> [SOURCE DATA]:

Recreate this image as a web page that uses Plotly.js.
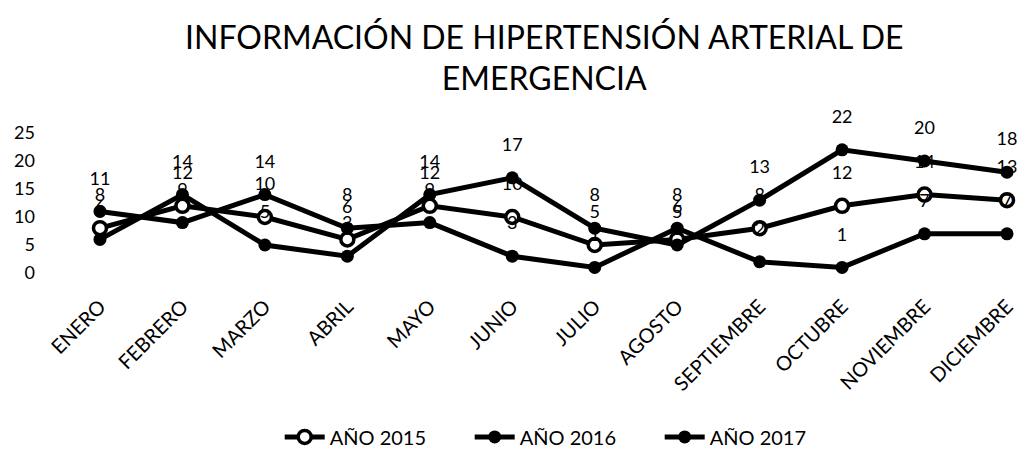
<!DOCTYPE html>
<html>
<head>
<meta charset="utf-8">
<script src="https://cdn.plot.ly/plotly-3.0.1.min.js"></script>
<style>html,body{margin:0;padding:0;background:#fff;}#chart{width:1023px;height:450px;}</style>
</head>
<body>
<div id="chart"></div>
<script>
const months = ["ENERO","FEBRERO","MARZO","ABRIL","MAYO","JUNIO","JULIO","AGOSTO","SEPTIEMBRE","OCTUBRE","NOVIEMBRE","DICIEMBRE"];
const year2015 = [8, 12, 10, 6, 12, 10, 5, 6, 8, 12, 14, 13];
const year2016 = [11, 9, 14, 8, 9, 3, 1, 8, 2, 1, 7, 7];
const year2017 = [6, 14, 5, 3, 14, 17, 8, 5, 13, 22, 20, 18];
const seriesNames = ["AÑO 2015", "AÑO 2016", "AÑO 2017"];

const FONT = "Lato, 'Open Sans', sans-serif";
const allSeries = [year2015, year2016, year2017];
const traces = [];
allSeries.forEach((vals, i) => {
  traces.push({
    x: months, y: vals, name: seriesNames[i], type: "scatter", mode: "lines+markers",
    line: {color: "#000", width: 5},
    marker: {size: 13, color: i === 0 ? "#fff" : "#000", line: {color: "#000", width: i === 0 ? 3.5 : 0}},
    cliponaxis: false
  });
});
allSeries.forEach((vals, i) => {
  traces.push({
    x: months, y: vals, type: "scatter", mode: "markers+text", showlegend: false, hoverinfo: "skip",
    text: vals.map(String), textposition: "top center",
    textfont: {family: FONT, size: 18, color: "#000"},
    marker: {size: 34, opacity: 0},
    cliponaxis: false
  });
});

const layout = {
  width: 1023, height: 450,
  paper_bgcolor: "#fff", plot_bgcolor: "#fff",
  margin: {l: 50, r: 8, t: 133, b: 177},
  title: {text: "INFORMACIÓN DE HIPERTENSIÓN ARTERIAL DE<br>EMERGENCIA", font: {family: FONT, size: 32, color: "#000"},
          x: 0.532, xanchor: "center", y: 0.892, yanchor: "top", yref: "container"},
  xaxis: {type: "category", range: [-0.606, 11.097], showgrid: false, zeroline: false, showline: false, automargin: false,
          tickangle: -45, tickfont: {family: FONT, size: 20, color: "#000"}, ticklabelstandoff: 17},
  yaxis: {range: [0, 25], dtick: 5, showgrid: false, zeroline: false, showline: false, automargin: false,
          tickfont: {family: FONT, size: 18, color: "#000"}, ticklabelstandoff: 14},
  legend: {orientation: "h", x: 0.552, xanchor: "center", xref: "container", y: 0.029, yanchor: "middle", yref: "container",
           font: {family: FONT, size: 20, color: "#000"}, itemwidth: 40, traceorder: "normal",
           entrywidth: 135, entrywidthmode: "pixels"},
  showlegend: true
};
Plotly.newPlot("chart", traces, layout, {staticPlot: true});
</script>
</body>
</html>
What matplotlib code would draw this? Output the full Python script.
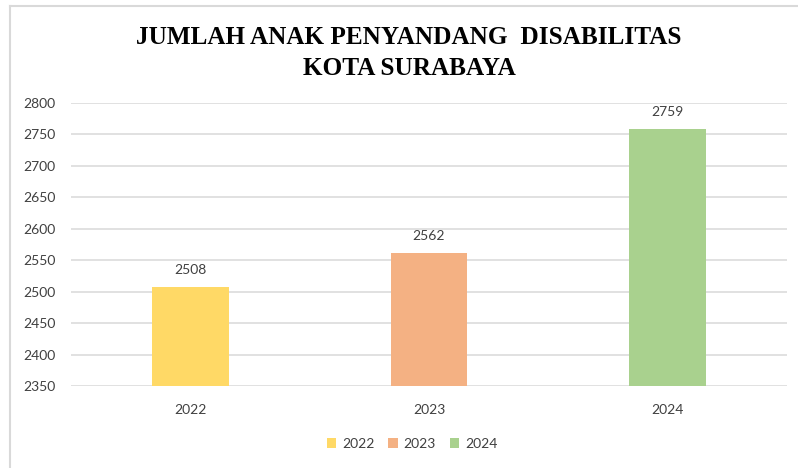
import matplotlib
matplotlib.use("Agg")
import matplotlib.pyplot as plt
from matplotlib.lines import Line2D
from matplotlib.patches import Patch

categories = ["2022", "2023", "2024"]
values = [2508, 2562, 2759]
colors = ["#FFD966", "#F4B183", "#A9D18E"]
yticks = [2350, 2400, 2450, 2500, 2550, 2600, 2650, 2700, 2750, 2800]
title = "JUMLAH ANAK PENYANDANG  DISABILITAS\nKOTA SURABAYA"

plt.rcParams['font.family'] = ['Lato', 'DejaVu Sans']
text_color = "#404040"

fig = plt.figure(figsize=(7.98, 4.68), dpi=100)
ax = fig.add_axes([71/798, 1-386/468, (787-71)/798, (386-103)/468])

x = list(range(len(categories)))
bars = ax.bar(x, [v - yticks[0] for v in values], bottom=yticks[0], width=0.32,
              color=colors, zorder=3)
for xi, v in zip(x, values):
    ax.annotate(str(v), (xi, v), xytext=(0, 8), textcoords="offset points",
                ha="center", va="bottom", fontsize=10, color=text_color)

ax.set_xlim(-0.5, len(categories) - 0.5)
ax.set_ylim(yticks[0], yticks[-1])
ax.set_yticks(yticks)
ax.set_xticks(x)
ax.set_xticklabels(categories)
ax.tick_params(axis="y", length=0, pad=11, labelsize=10, labelcolor=text_color)
ax.tick_params(axis="x", length=0, pad=13, labelsize=10, labelcolor=text_color)
ax.grid(axis="y", color="#D9D9D9", linewidth=1.1, zorder=0)
for s in ax.spines.values():
    s.set_visible(False)

fig.text(409/798, 1-53/468, title, ha="center", va="center",
         fontsize=18.2, fontweight="bold", family="Liberation Serif",
         linespacing=1.45, color="black")

handles = [Patch(facecolor=c, edgecolor="none", label=l) for c, l in zip(colors, categories)]
fig.legend(handles=handles, loc="center", bbox_to_anchor=(412/798, 1-444/468),
           ncol=3, frameon=False, fontsize=10, handlelength=0.7, handleheight=0.7,
           handletextpad=0.4, columnspacing=1.0, labelcolor=text_color)

fig.add_artist(Line2D([10/798, 1], [1-6/468, 1-6/468], color="#D9D9D9", linewidth=1.5,
                      transform=fig.transFigure))
fig.add_artist(Line2D([10/798, 10/798], [0, 1-6/468], color="#D9D9D9", linewidth=1.5,
                      transform=fig.transFigure))

fig.savefig("out.png", dpi=100)
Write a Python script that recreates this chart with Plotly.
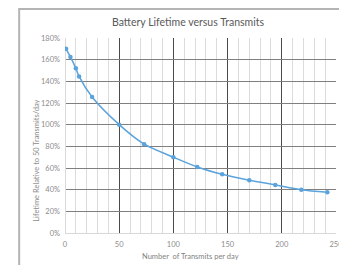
import plotly.graph_objects as go

transmits_per_day = [1, 5, 10, 13, 25, 50, 73, 100, 122, 145, 170, 194, 218, 242]
lifetime_rel = [1.70, 1.625, 1.52, 1.445, 1.255, 1.00, 0.82, 0.70, 0.61, 0.542, 0.487, 0.444, 0.40, 0.376]

title_text = "Battery Lifetime versus Transmits"
x_title = "Number  of Transmits per day"
y_title = "Lifetime Relative to 50 Transmits/day"

FONT = "Lato"
W, H = 347, 265
OFF = 8  # page body margin offset
L, T = 65 - OFF, 38 - OFF
PW, PH = 278, 195
R = W - L - PW
B = H - T - PH

fig = go.Figure()
fig.add_trace(go.Scatter(
    x=transmits_per_day, y=lifetime_rel, mode="lines+markers",
    line=dict(color="#5ba3dc", width=1.5, shape="spline", smoothing=0.8),
    marker=dict(color="#5ba3dc", size=4.5),
    showlegend=False, hoverinfo="x+y",
))

def px(xp): return (xp - OFF - L) / PW
def py(yp): return (T + PH - (yp - OFF)) / PH

fig.update_layout(
    width=W, height=H,
    margin=dict(l=L, r=R, t=T, b=B),
    paper_bgcolor="white", plot_bgcolor="white",
    title=dict(text=title_text, x=(188 - OFF) / W, xanchor="center", y=1 - (22 - OFF) / H, yanchor="middle",
               font=dict(family=FONT, size=10.5, color="#595959")),
    xaxis=dict(range=[0, 250], dtick=50, tick0=0, showgrid=True, gridcolor="#4a4a4a", gridwidth=1,
               minor=dict(dtick=10, showgrid=True, gridcolor="#dcdcdc", gridwidth=1),
               zeroline=True, zerolinecolor="#d9d9d9", zerolinewidth=1,
               showline=False, ticks="", ticklen=0, ticklabelstandoff=5,
               tickfont=dict(family=FONT, size=7.5, color="#8c8c8c"), fixedrange=True),
    yaxis=dict(range=[0, 1.8], dtick=0.2, tickformat=".0%", showgrid=True, gridcolor="#7f7f7f",
               gridwidth=1, zeroline=True, zerolinecolor="#d9d9d9", zerolinewidth=1,
               showline=False, ticks="", ticklen=0, ticklabelstandoff=4,
               tickfont=dict(family=FONT, size=7.5, color="#8c8c8c"), fixedrange=True),
    shapes=[
        dict(type="rect", xref="paper", yref="paper", x0=px(18), x1=px(W + 30), y0=py(H + 30), y1=py(9),
             line=dict(color="#b4b4b4", width=2), layer="below"),
    ],
    annotations=[
        dict(text=x_title, xref="paper", yref="paper", x=px(194), y=py(256), xanchor="center", yanchor="middle",
             showarrow=False, font=dict(family=FONT, size=7.5, color="#7f7f7f")),
        dict(text=y_title, xref="paper", yref="paper", x=px(35), y=py(161), xanchor="center", yanchor="middle",
             textangle=-90, showarrow=False, font=dict(family=FONT, size=7.5, color="#8c8c8c")),
    ],
)

fig.write_html("out.html")
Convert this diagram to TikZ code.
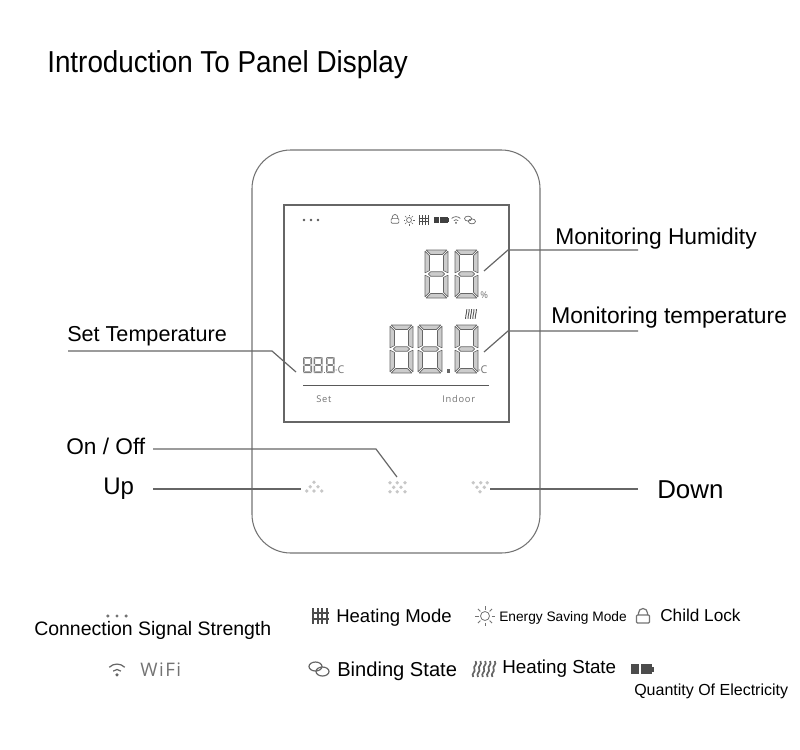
\documentclass[tikz,border=0pt]{standalone}
\usepackage{fontspec}
\setmainfont{Liberation Sans}
\newfontfamily\lcdfont[LetterSpace=8]{Open Sans}
\newfontfamily\titlefont[FakeStretch=0.92]{Liberation Sans}
\usetikzlibrary{positioning, calc}

% Digito de siete segmentos: x, y, ancho, alto, grosor
\newcommand{\segdigit}[5]{%
    \begin{scope}[shift={(#1,#2)}]
        \pgfmathsetmacro{\w}{#3}
        \pgfmathsetmacro{\h}{#4}
        \pgfmathsetmacro{\t}{#5}
        \pgfmathsetmacro{\g}{0.25*#5}
        \pgfmathsetmacro{\m}{0.5*#4}
        \draw[segment] (\g,0) -- (\w-\g,0) -- (\w-\g-\t,\t) -- (\g+\t,\t) -- cycle;
        \draw[segment] (\g,\h) -- (\w-\g,\h) -- (\w-\g-\t,\h-\t) -- (\g+\t,\h-\t) -- cycle;
        \draw[segment] (\g+0.5*\t,\m) -- (\g+\t,\m-0.5*\t) -- (\w-\g-\t,\m-0.5*\t) -- (\w-\g-0.5*\t,\m) -- (\w-\g-\t,\m+0.5*\t) -- (\g+\t,\m+0.5*\t) -- cycle;
        \foreach \sx/\sd in {0/1, \w/-1} {
            \draw[segment] (\sx,\g) -- (\sx+\sd*\t,\g+\t) -- (\sx+\sd*\t,\m-\g-0.5*\t) -- (\sx,\m-\g) -- cycle;
            \draw[segment] (\sx,\m+\g) -- (\sx+\sd*\t,\m+\g+0.5*\t) -- (\sx+\sd*\t,\h-\g-\t) -- (\sx,\h-\g) -- cycle;
        }
    \end{scope}
}

\tikzset{
    iconpen/.style={line width=0.9pt},
    thinicon/.style={iconpen/.style={line width=0.5pt}},
    lockicon/.pic={
        \draw[iconpen, rounded corners=0.8pt] (-6.5,-1) rectangle (6.5,7);
        \draw[iconpen] (-4.5,-1) -- (-4.5,-3) arc (180:360:4.5) -- (4.5,-1);
    },
    sunicon/.pic={
        \draw[iconpen] (0,0) circle (4.5);
        \foreach \a in {0,45,...,315}
            \draw[iconpen] (\a:6.5) -- (\a:10);
    },
    gridicon/.pic={
        \foreach \x in {-7,-2.3,2.3,7}
            \draw[iconpen] (\x,-8) -- (\x,8);
        \foreach \y in {-3,3}
            \draw[iconpen] (-8.5,\y) -- (8.5,\y);
    },
    batteryicon/.pic={
        \fill (-11,-5) rectangle (-3,5);
        \fill (-1.5,-5) rectangle (10,5);
        \fill (10,-2.5) rectangle (11.5,2.5);
    },
    wifiicon/.pic={
        \fill (0,4.5) circle (1.6);
        \draw[iconpen] (-3.5,1) arc (225:315:5);
        \draw[iconpen] (-7,-2.5) arc (225:315:9.9);
    },
    linkicon/.pic={
        \draw[iconpen] (-3.5,-2.5) ellipse (6.5 and 4.5);
        \draw[iconpen] (3.5,2.5) ellipse (6.5 and 4.5);
    },
    waveicon/.pic={
        \foreach \x in {-8,-4,0,4,8}
            \draw[iconpen] (\x+1,-8) .. controls (\x+3,-4) and (\x-1.5,-3) .. (\x,0) .. controls (\x+1.5,3) and (\x-3,4) .. (\x-1,8);
    },
    threedots/.pic={
        \foreach \x in {-8,0,8}
            \fill (\x,0) circle (1.5);
    }
}

\begin{document}
\begin{tikzpicture}[
        x=0.75pt, y=-0.75pt,
        txt/.style={font=\fontsize{#1}{#1}\selectfont, inner sep=0pt, anchor=base west},
        lcdtxt/.style={font=\fontsize{#1}{#1}\selectfont\lcdfont, text=black!55, inner sep=0pt, anchor=base west},
        leader/.style={draw=black!60, line width=0.9pt},
        segment/.style={draw=black!60, fill=black!20, line width=0.45pt, line join=round},
        smallseg/.style={segment/.style={draw=none, fill=black!50}},
        keydot/.style={fill=black!22}
    ]
        \useasboundingbox (0,0) rectangle (800,750);

        % Titulo
        \node[font=\fontsize{22.7}{22.7}\selectfont\titlefont, inner sep=0pt, anchor=base west] (title) at (47,72.7) {Introduction To Panel Display};

        % Cuerpo y pantalla
        \draw[draw=black!55, line width=0.8pt, rounded corners=29pt] (252,150) rectangle (540,553);
        \draw[draw=black!60, line width=0.85pt] (284,205) rectangle (509,422);
        \coordinate (rule-a) at (303,385);
        \coordinate (rule-b) at (489,385);
        \draw[draw=black!65, line width=0.7pt] (rule-a) -- (rule-b);

        % Iconos superiores de la pantalla
        \pic[black!65, scale=0.87] at (311,220) {threedots};
        \pic[black!60, thinicon, scale=0.6] at (395,219) {lockicon};
        \pic[black!60, thinicon, scale=0.55] at (409,220) {sunicon};
        \pic[black!70, iconpen/.style={line width=0.9pt}, scale=0.62] at (424,220) {gridicon};
        \pic[black!75, scale=0.65] at (441,220) {batteryicon};
        \pic[black!65, thinicon, scale=0.62] at (456,220) {wifiicon};
        \pic[black!60, thinicon, scale=0.55] at (470,220) {linkicon};
        \pic[black!65, iconpen/.style={line width=0.7pt}, scale=0.6] at (471,314) {waveicon};

        % Digitos
        \segdigit{425}{250}{23}{48}{4.5}
        \segdigit{455}{250}{23}{48}{4.5}
        \segdigit{390}{325}{23}{48}{4.5}
        \segdigit{418}{325}{24}{48}{4.5}
        \segdigit{455}{325}{23}{48}{4.5}
        \fill[black!60] (446.5,368.5) rectangle (450,372.5);
        \begin{scope}[smallseg]
            \segdigit{303}{357}{9}{16}{1.6}
            \segdigit{313.5}{357}{9}{16}{1.6}
            \segdigit{326}{357}{8.5}{16}{1.6}
        \end{scope}
        \fill[black!55] (323.8,371.5) rectangle (325.3,373);

        % Unidades y textos de la pantalla
        \node[lcdtxt=7] (unit-hum) at (480,298) {\%};
        \node[lcdtxt=8] (unit-temp) at (478,373) {{\fontsize{4}{4}\selectfont °}C};
        \node[lcdtxt=8] (unit-set) at (335,373) {{\fontsize{4}{4}\selectfont °}C};
        \node[lcdtxt=7] (lbl-set) at (316,402) {Set};
        \node[lcdtxt=7] (lbl-indoor) at (442,402) {Indoor};

        % Teclas
        \foreach \x/\y in {314/482.3, 310.3/486.7, 318/486.7, 306.7/491, 314/491, 321.7/491}
            \fill[keydot] (\x,\y) circle (1.9);
        \foreach \x/\y in {390/482.7, 397.3/482.7, 405/482.7, 393.7/487.3, 401/487.3, 390/491.7, 397.3/491.7, 405/491.7}
            \fill[keydot] (\x,\y) circle (1.9);
        \foreach \x/\y in {473.3/482.7, 480.7/482.7, 487.3/482.7, 477/487.3, 484.3/487.3, 480/491.7}
            \fill[keydot] (\x,\y) circle (1.9);

        % Etiquetas
        \node[txt=17.1] (lbl-hum) at (555,244) {Monitoring Humidity};
        \node[txt=17.1] (lbl-mtemp) at (551,323) {Monitoring temperature};
        \node[txt=16.2] (lbl-stemp) at (67,341) {Set Temperature};
        \node[txt=17] (lbl-onoff) at (66,454) {On / Off};
        \node[txt=18] (lbl-up) at (103,494) {Up};
        \node[txt=19.4] (lbl-down) at (657,498) {Down};

        % Lineas guia
        \coordinate (hum-a) at (638,250);
        \coordinate (hum-b) at (508,250);
        \coordinate (hum-c) at (484,271);
        \coordinate (mtemp-a) at (638,331);
        \coordinate (mtemp-b) at (508,331);
        \coordinate (mtemp-c) at (484,352);
        \coordinate (stemp-a) at (68,351);
        \coordinate (stemp-b) at (272,351);
        \coordinate (stemp-c) at (296,372);
        \coordinate (onoff-a) at (153,449);
        \coordinate (onoff-b) at (376,449);
        \coordinate (onoff-c) at (397,477);
        \coordinate (up-a) at (153,489);
        \coordinate (up-b) at (301,489);
        \coordinate (down-a) at (638,489);
        \coordinate (down-b) at (490,489);
        \draw[leader] (hum-a) -- (hum-b) -- (hum-c);
        \draw[leader] (mtemp-a) -- (mtemp-b) -- (mtemp-c);
        \draw[leader] (stemp-a) -- (stemp-b) -- (stemp-c);
        \draw[leader] (onoff-a) -- (onoff-b) -- (onoff-c);
        \draw[leader] (up-a) -- (up-b);
        \draw[leader] (down-a) -- (down-b);

        % Leyenda inferior
        \pic[black!55, scale=1.15] at (117,616) {threedots};
        \node[txt=14.6] (key-signal) at (34,635) {Connection Signal Strength};
        \pic[black!60, scale=1.1] at (117,670) {wifiicon};
        \node[lcdtxt=14] (key-wifi) at (140,676) {WiFi};
        \pic[black!70, iconpen/.style={line width=1.5pt}] at (320,616) {gridicon};
        \node[txt=13.9] (key-mode) at (336,622) {Heating Mode};
        \pic[black!55, iconpen/.style={line width=0.6pt}] at (485,616) {sunicon};
        \node[txt=10.3] (key-energy) at (499,621) {Energy Saving Mode};
        \pic[black!55] at (643,616) {lockicon};
        \node[txt=12.9] (key-lock) at (660,621) {Child Lock};
        \pic[black!60] at (319,669) {linkicon};
        \node[txt=15.1] (key-binding) at (337,676) {Binding State};
        \pic[black!60, iconpen/.style={line width=1.3pt}, xscale=1.2] at (484,669) {waveicon};
        \node[txt=14.1] (key-heat) at (502,673) {Heating State};
        \pic[black!70] at (642,669) {batteryicon};
        \node[txt=12] (key-battery) at (634,695) {Quantity Of Electricity};

    \end{tikzpicture}
\end{document}
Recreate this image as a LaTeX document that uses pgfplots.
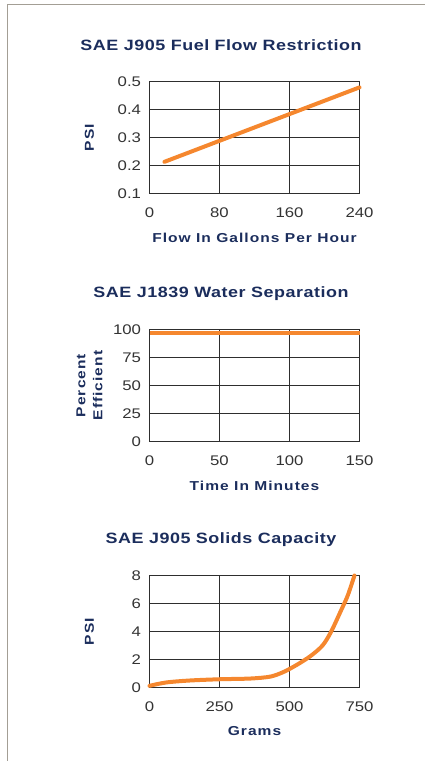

> [TASK DIRECTIONS]:
Write out the lines from the one containing "What matplotlib code" down to the one containing "1-386/468, (787-71)/798, (386-103)/468])", both included, exactly as they appear. Leave out any pictures.

> [RESPONSE]:
What matplotlib code would draw this? Output the full Python script.
import matplotlib
matplotlib.use("Agg")
import matplotlib.pyplot as plt
from matplotlib.lines import Line2D
from matplotlib.patches import Patch

categories = ["2022", "2023", "2024"]
values = [2508, 2562, 2759]
colors = ["#FFD966", "#F4B183", "#A9D18E"]
yticks = [2350, 2400, 2450, 2500, 2550, 2600, 2650, 2700, 2750, 2800]
title = "JUMLAH ANAK PENYANDANG  DISABILITAS\nKOTA SURABAYA"

plt.rcParams['font.family'] = ['Lato', 'DejaVu Sans']
text_color = "#404040"

fig = plt.figure(figsize=(7.98, 4.68), dpi=100)
ax = fig.add_axes([71/798, 1-386/468, (787-71)/798, (386-103)/468])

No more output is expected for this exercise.